I set the box down on top of the mouse as gently as possible. It squeaked, and I shuddered. Grabbing the Swiffer mop, I lifted the handle up beside my head and stared down at the box, trying to think like Bear Grylls stabbing a fish with his handmade spear.
I quickly learned: I am no Bear Grylls. My arms began getting stiff from holding the Swiffer mop at such an awkward angle, and my stomach heaved with the idea of what I was about to do. In disgust, I threw the mop on the porch and muttered, "I can't do this. I thought I could, but--"
Joanne interrupted with, "--it's okay. Let's run over the mouse with the truck."
I looked over to gauge her seriousness. Her face was as serious as a heart attack.
Lifting the box off of the mouse, I picked up the sticky trap and set it down into the box. We then picked across the graveled driveway in our barefeet, and I moved to get the sticky trap/mouse out of the box.
"No. Leave it," Joanne said, climbing into the truck's cab. "That way we won't have to clean the mouse up; we can just throw the whole box away when we’re done."

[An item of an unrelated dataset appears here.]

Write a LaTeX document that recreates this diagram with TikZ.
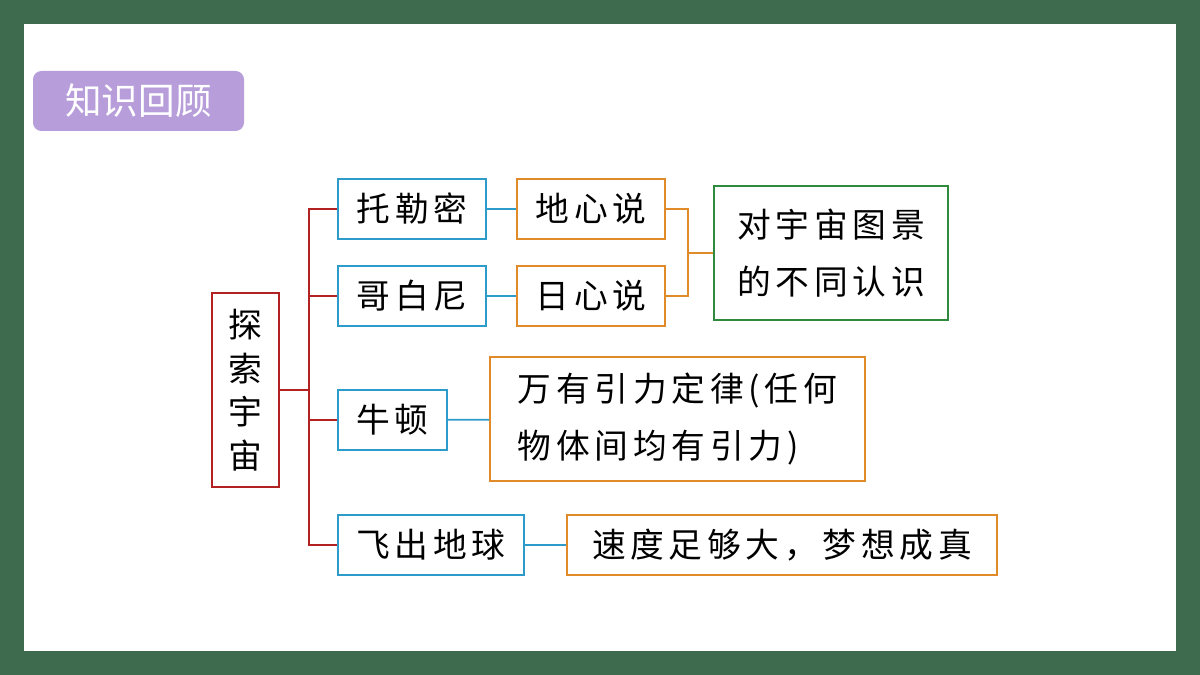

I nodded and put the box directly behind the truck's left front tire. Shaking my head at the absurdity of using a two-ton truck to kill a .75555 ounce mouse, I asked my sister-in-law, "Shouldn't we just use my Jeep instead?"
"No," she said. "This'll work."
I thought, No doubt about that.
I was standing there, waiting for Joanne to shift into Reserve, when she stuck her head out the window and asked, "Aren't you going to get in here with me?"
I laughed, then -- seeing her face -- quickly obeyed. I went and sat in the passenger's seat, and Joanne turned the key and looked over at me with tears in her eyes.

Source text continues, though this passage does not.